For the Colorado Rockies, who sit at a historically-to-this-point good mark of 47-29, they are essentially playing their remaining 86 games for the chance of just one more.

With more than half the season left, it’s hard to say how the season will break. But what is known is that the top of the National League West is very good. And the new leader of the division, the Los Angeles Dodgers, are starting to look a class ahead of the Rockies – again.

The Dodgers have been and are still expected to run away with the division at some point – and that may have started this past week with their eight-game win streak. As the following chart from FanGraphs shows, the analytics people like the Dodgers’ chances better than the Rockies.

chart 14

I completely agree with all these metrics. The Dodgers are talented, deep at all positions and pretty much have the means to acquire whomever they want with their solid farm system and high budget.

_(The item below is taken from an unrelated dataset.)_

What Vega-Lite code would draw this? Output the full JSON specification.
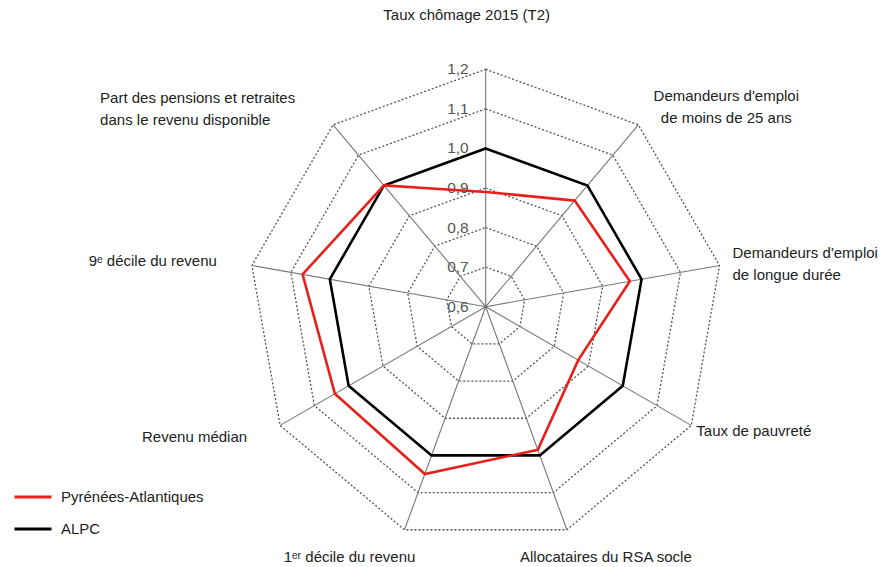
{
  "$schema": "https://vega.github.io/schema/vega-lite/v6.json",
  "width": 887,
  "height": 567,
  "autosize": "none",
  "padding": 0,
  "background": "white",
  "config": {
    "view": {"stroke": null},
    "font": "Liberation Sans",
    "text": {"font": "Liberation Sans", "fontSize": 15, "fill": "#222"}
  },
  "datasets": {
    "axes": [
      {"idx": 0, "axis": "Taux chômage 2015 (T2)"},
      {"idx": 1, "axis": "Demandeurs d'emploi\nde moins de 25 ans"},
      {"idx": 2, "axis": "Demandeurs d'emploi\nde longue durée"},
      {"idx": 3, "axis": "Taux de pauvreté"},
      {"idx": 4, "axis": "Allocataires du RSA socle"},
      {"idx": 5, "axis": "1ᵉʳ décile du revenu"},
      {"idx": 6, "axis": "Revenu médian"},
      {"idx": 7, "axis": "9ᵉ décile du revenu"},
      {"idx": 8, "axis": "Part des pensions et retraites\ndans le revenu disponible"}
    ],
    "rings": [
      {"level": 0.7, "idx": [0, 1, 2, 3, 4, 5, 6, 7, 8]},
      {"level": 0.8, "idx": [0, 1, 2, 3, 4, 5, 6, 7, 8]},
      {"level": 0.9, "idx": [0, 1, 2, 3, 4, 5, 6, 7, 8]},
      {"level": 1.0, "idx": [0, 1, 2, 3, 4, 5, 6, 7, 8]},
      {"level": 1.1, "idx": [0, 1, 2, 3, 4, 5, 6, 7, 8]},
      {"level": 1.2, "idx": [0, 1, 2, 3, 4, 5, 6, 7, 8]}
    ],
    "ticklabels": [
      {"level": 0.6, "label": "0,6"},
      {"level": 0.7, "label": "0,7"},
      {"level": 0.8, "label": "0,8"},
      {"level": 0.9, "label": "0,9"},
      {"level": 1.0, "label": "1,0"},
      {"level": 1.1, "label": "1,1"},
      {"level": 1.2, "label": "1,2"}
    ],
    "series": [
      {"series": "ALPC", "idx": 0, "value": 1.0},
      {"series": "ALPC", "idx": 1, "value": 1.0},
      {"series": "ALPC", "idx": 2, "value": 1.0},
      {"series": "ALPC", "idx": 3, "value": 1.0},
      {"series": "ALPC", "idx": 4, "value": 1.0},
      {"series": "ALPC", "idx": 5, "value": 1.0},
      {"series": "ALPC", "idx": 6, "value": 1.0},
      {"series": "ALPC", "idx": 7, "value": 1.0},
      {"series": "ALPC", "idx": 8, "value": 1.0},
      {"series": "Pyrénées-Atlantiques", "idx": 0, "value": 0.89},
      {"series": "Pyrénées-Atlantiques", "idx": 1, "value": 0.95},
      {"series": "Pyrénées-Atlantiques", "idx": 2, "value": 0.97},
      {"series": "Pyrénées-Atlantiques", "idx": 3, "value": 0.87},
      {"series": "Pyrénées-Atlantiques", "idx": 4, "value": 0.985},
      {"series": "Pyrénées-Atlantiques", "idx": 5, "value": 1.05},
      {"series": "Pyrénées-Atlantiques", "idx": 6, "value": 1.04},
      {"series": "Pyrénées-Atlantiques", "idx": 7, "value": 1.07},
      {"series": "Pyrénées-Atlantiques", "idx": 8, "value": 1.0}
    ]
  },
  "layer": [
    {
      "data": {"name": "rings"},
      "transform": [
        {"flatten": ["idx"]},
        {"calculate": "(datum.level-0.6)/0.6*sin(datum.idx*2*PI/9)", "as": "px"},
        {"calculate": "(datum.level-0.6)/0.6*cos(datum.idx*2*PI/9)", "as": "py"}
      ],
      "mark": {"type": "line", "interpolate": "linear-closed", "stroke": "#555", "strokeWidth": 1.3, "strokeDash": [2, 2]},
      "encoding": {
        "x": {"field": "px", "type": "quantitative", "scale": {"domain": [-2.0459, 1.6904], "nice": false, "zero": false}, "axis": null},
        "y": {"field": "py", "type": "quantitative", "scale": {"domain": [-1.0965, 1.2919], "nice": false, "zero": false}, "axis": null},
        "detail": {"field": "level", "type": "nominal"},
        "order": {"field": "idx", "type": "quantitative"}
      }
    },
    {
      "data": {"name": "axes"},
      "transform": [
        {"calculate": "0", "as": "cx"},
        {"calculate": "sin(datum.idx*2*PI/9)", "as": "ex"},
        {"calculate": "cos(datum.idx*2*PI/9)", "as": "ey"}
      ],
      "mark": {"type": "rule", "stroke": "#777", "strokeWidth": 1.1},
      "encoding": {
        "x": {"field": "cx", "type": "quantitative", "scale": {"domain": [-2.0459, 1.6904], "nice": false, "zero": false}, "axis": null},
        "y": {"field": "cx", "type": "quantitative", "scale": {"domain": [-1.0965, 1.2919], "nice": false, "zero": false}, "axis": null},
        "x2": {"field": "ex"},
        "y2": {"field": "ey"}
      }
    },
    {
      "data": {"name": "ticklabels"},
      "transform": [
        {"calculate": "0", "as": "cx"},
        {"calculate": "(datum.level-0.6)/0.6", "as": "py"}
      ],
      "mark": {"type": "text", "align": "right", "baseline": "middle", "dx": -17, "fill": "#555", "fontSize": 15.5},
      "encoding": {
        "x": {"field": "cx", "type": "quantitative", "scale": {"domain": [-2.0459, 1.6904], "nice": false, "zero": false}, "axis": null},
        "y": {"field": "py", "type": "quantitative", "scale": {"domain": [-1.0965, 1.2919], "nice": false, "zero": false}, "axis": null},
        "text": {"field": "label", "type": "nominal"}
      }
    },
    {
      "data": {"name": "series"},
      "transform": [
        {"calculate": "(datum.value-0.6)/0.6*sin(datum.idx*2*PI/9)", "as": "px"},
        {"calculate": "(datum.value-0.6)/0.6*cos(datum.idx*2*PI/9)", "as": "py"}
      ],
      "mark": {"type": "line", "interpolate": "linear-closed", "strokeWidth": 2.6},
      "encoding": {
        "x": {"field": "px", "type": "quantitative", "scale": {"domain": [-2.0459, 1.6904], "nice": false, "zero": false}, "axis": null},
        "y": {"field": "py", "type": "quantitative", "scale": {"domain": [-1.0965, 1.2919], "nice": false, "zero": false}, "axis": null},
        "order": {"field": "idx", "type": "quantitative"},
        "color": {
          "field": "series", "type": "nominal",
          "scale": {"domain": ["Pyrénées-Atlantiques", "ALPC"], "range": ["#e8201c", "#000000"]},
          "legend": {
            "title": null, "orient": "none", "legendX": 13, "legendY": 477,
            "symbolType": "stroke", "symbolSize": 1369, "symbolStrokeWidth": 3,
            "labelFont": "Liberation Sans", "labelFontSize": 15, "labelColor": "#222",
            "labelOffset": 8, "rowPadding": 4, "padding": 0
          }
        }
      }
    },
    {
      "data": {"name": "axes"},
      "transform": [
        {"filter": "datum.idx==0"},
        {"calculate": "sin(datum.idx*2*PI/9)", "as": "ex"},
        {"calculate": "cos(datum.idx*2*PI/9)", "as": "ey"}
      ],
      "mark": {"type": "text", "align": "center", "baseline": "middle", "dx": -19, "dy": -54, "lineBreak": "\n", "lineHeight": 22.5},
      "encoding": {
        "x": {"field": "ex", "type": "quantitative", "scale": {"domain": [-2.0459, 1.6904], "nice": false, "zero": false}, "axis": null},
        "y": {"field": "ey", "type": "quantitative", "scale": {"domain": [-1.0965, 1.2919], "nice": false, "zero": false}, "axis": null},
        "text": {"field": "axis", "type": "nominal"}
      }
    },
    {
      "data": {"name": "axes"},
      "transform": [
        {"filter": "datum.idx==1"},
        {"calculate": "sin(datum.idx*2*PI/9)", "as": "ex"},
        {"calculate": "cos(datum.idx*2*PI/9)", "as": "ey"}
      ],
      "mark": {"type": "text", "align": "center", "baseline": "middle", "dx": 88, "dy": -29, "lineBreak": "\n", "lineHeight": 22.5},
      "encoding": {
        "x": {"field": "ex", "type": "quantitative", "scale": {"domain": [-2.0459, 1.6904], "nice": false, "zero": false}, "axis": null},
        "y": {"field": "ey", "type": "quantitative", "scale": {"domain": [-1.0965, 1.2919], "nice": false, "zero": false}, "axis": null},
        "text": {"field": "axis", "type": "nominal"}
      }
    },
    {
      "data": {"name": "axes"},
      "transform": [
        {"filter": "datum.idx==2"},
        {"calculate": "sin(datum.idx*2*PI/9)", "as": "ex"},
        {"calculate": "cos(datum.idx*2*PI/9)", "as": "ey"}
      ],
      "mark": {"type": "text", "align": "left", "baseline": "middle", "dx": 13, "dy": -12.5, "lineBreak": "\n", "lineHeight": 22.5},
      "encoding": {
        "x": {"field": "ex", "type": "quantitative", "scale": {"domain": [-2.0459, 1.6904], "nice": false, "zero": false}, "axis": null},
        "y": {"field": "ey", "type": "quantitative", "scale": {"domain": [-1.0965, 1.2919], "nice": false, "zero": false}, "axis": null},
        "text": {"field": "axis", "type": "nominal"}
      }
    },
    {
      "data": {"name": "axes"},
      "transform": [
        {"filter": "datum.idx==3"},
        {"calculate": "sin(datum.idx*2*PI/9)", "as": "ex"},
        {"calculate": "cos(datum.idx*2*PI/9)", "as": "ey"}
      ],
      "mark": {"type": "text", "align": "left", "baseline": "middle", "dx": 5, "dy": 6},
      "encoding": {
        "x": {"field": "ex", "type": "quantitative", "scale": {"domain": [-2.0459, 1.6904], "nice": false, "zero": false}, "axis": null},
        "y": {"field": "ey", "type": "quantitative", "scale": {"domain": [-1.0965, 1.2919], "nice": false, "zero": false}, "axis": null},
        "text": {"field": "axis", "type": "nominal"}
      }
    },
    {
      "data": {"name": "axes"},
      "transform": [
        {"filter": "datum.idx==4"},
        {"calculate": "sin(datum.idx*2*PI/9)", "as": "ex"},
        {"calculate": "cos(datum.idx*2*PI/9)", "as": "ey"}
      ],
      "mark": {"type": "text", "align": "center", "baseline": "middle", "dx": 39, "dy": 27},
      "encoding": {
        "x": {"field": "ex", "type": "quantitative", "scale": {"domain": [-2.0459, 1.6904], "nice": false, "zero": false}, "axis": null},
        "y": {"field": "ey", "type": "quantitative", "scale": {"domain": [-1.0965, 1.2919], "nice": false, "zero": false}, "axis": null},
        "text": {"field": "axis", "type": "nominal"}
      }
    },
    {
      "data": {"name": "axes"},
      "transform": [
        {"filter": "datum.idx==5"},
        {"calculate": "sin(datum.idx*2*PI/9)", "as": "ex"},
        {"calculate": "cos(datum.idx*2*PI/9)", "as": "ey"}
      ],
      "mark": {"type": "text", "align": "center", "baseline": "middle", "dx": -55, "dy": 27},
      "encoding": {
        "x": {"field": "ex", "type": "quantitative", "scale": {"domain": [-2.0459, 1.6904], "nice": false, "zero": false}, "axis": null},
        "y": {"field": "ey", "type": "quantitative", "scale": {"domain": [-1.0965, 1.2919], "nice": false, "zero": false}, "axis": null},
        "text": {"field": "axis", "type": "nominal"}
      }
    },
    {
      "data": {"name": "axes"},
      "transform": [
        {"filter": "datum.idx==6"},
        {"calculate": "sin(datum.idx*2*PI/9)", "as": "ex"},
        {"calculate": "cos(datum.idx*2*PI/9)", "as": "ey"}
      ],
      "mark": {"type": "text", "align": "right", "baseline": "middle", "dx": -33, "dy": 12},
      "encoding": {
        "x": {"field": "ex", "type": "quantitative", "scale": {"domain": [-2.0459, 1.6904], "nice": false, "zero": false}, "axis": null},
        "y": {"field": "ey", "type": "quantitative", "scale": {"domain": [-1.0965, 1.2919], "nice": false, "zero": false}, "axis": null},
        "text": {"field": "axis", "type": "nominal"}
      }
    },
    {
      "data": {"name": "axes"},
      "transform": [
        {"filter": "datum.idx==7"},
        {"calculate": "sin(datum.idx*2*PI/9)", "as": "ex"},
        {"calculate": "cos(datum.idx*2*PI/9)", "as": "ey"}
      ],
      "mark": {"type": "text", "align": "right", "baseline": "middle", "dx": -35, "dy": -4},
      "encoding": {
        "x": {"field": "ex", "type": "quantitative", "scale": {"domain": [-2.0459, 1.6904], "nice": false, "zero": false}, "axis": null},
        "y": {"field": "ey", "type": "quantitative", "scale": {"domain": [-1.0965, 1.2919], "nice": false, "zero": false}, "axis": null},
        "text": {"field": "axis", "type": "nominal"}
      }
    },
    {
      "data": {"name": "axes"},
      "transform": [
        {"filter": "datum.idx==8"},
        {"calculate": "sin(datum.idx*2*PI/9)", "as": "ex"},
        {"calculate": "cos(datum.idx*2*PI/9)", "as": "ey"}
      ],
      "mark": {"type": "text", "align": "left", "baseline": "middle", "dx": -233, "dy": -27, "lineBreak": "\n", "lineHeight": 22.5},
      "encoding": {
        "x": {"field": "ex", "type": "quantitative", "scale": {"domain": [-2.0459, 1.6904], "nice": false, "zero": false}, "axis": null},
        "y": {"field": "ey", "type": "quantitative", "scale": {"domain": [-1.0965, 1.2919], "nice": false, "zero": false}, "axis": null},
        "text": {"field": "axis", "type": "nominal"}
      }
    }
  ]
}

This leaves the Rockies in a tenuous spot, thanks to the 2012 change in the Wild Card format which expanded MLB’s postseason from eight to 10 teams. If the season ended today, the Rockies and Arizona Diamondbacks would be the two wild-card teams. And, with an 8.5 game clearance of the Chicago Cubs—which Fangraphs expects them to win the NL Central—the next-highest wildcard odds, after the Rockies at 83 percent, are the St. Louis Cardinals at 6.6 percent.

chart 15

What all of this means: Based on the numbers and probabilities right now, it’s likely Arizona and Colorado will be facing off in a one-game Wild Card play-in game in October to advance to the National League Divisional Series.

Anything can happen in one game of baseball. Anything can happen in one game of anything (except a game between the Colorado Avalanche and any other NHL team, in which we already know the other team will win). Look, minor-league teams regularly beat Major League teams in spring training and, every once in a while, a college team will knock of a big-league club too. This might not be the best example, but it’s worth mentioning. And for the Rockies, they’re in a situation where they pretty much know: The next 86 games probably will decide one thing only. That is, the right to play one more game.

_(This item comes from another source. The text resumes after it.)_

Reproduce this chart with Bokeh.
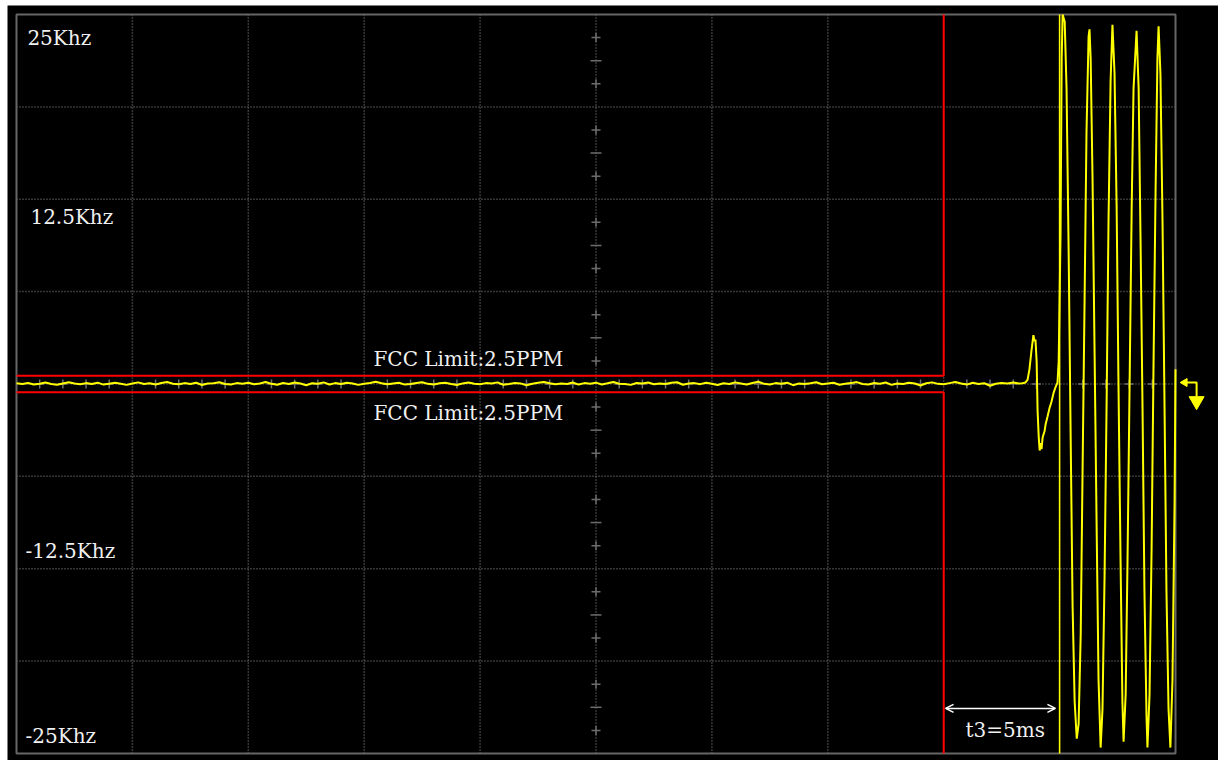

One can go on a righteous diatribe about the ridiculous concept of one game of baseball deciding things, when even during the regular season match-ups are usually divided into threes. If you don’t think this recent format is crazy, ask Pittsburgh Pirates fans about it.

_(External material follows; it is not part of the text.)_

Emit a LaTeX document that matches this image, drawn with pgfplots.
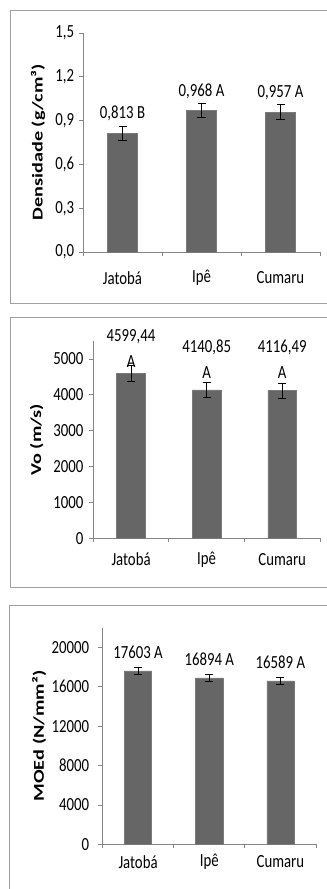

But this is the hill the Rockies must be prepared to die upon. Having the chance to play one nine-inning game to advance further into October it is, for the team’s long-suffering fans, like being served lobster thermidor instead of the usual gruel.

What can Colorado do to increase the odds of winning that, for now, still-theoretical one-game showdown?

Well, they could deplete their farm system for rental help, but that won’t happen.

They might acquire a strong reliever to make that theoretical nine-inning game theoretically one inning shorter. They would be able to do this without altering their contention window.

They may just ride it out with the pieces they have in the organization, hoping to play well and get lucky. Hey, even a broken clock is right twice a day.

But no matter what: The fact that the Colorado Rockies have 86 games of baseball that people around here will actually care about is a treat that should be enjoyed.

To quote the late, great Julia Child: Bon appetit.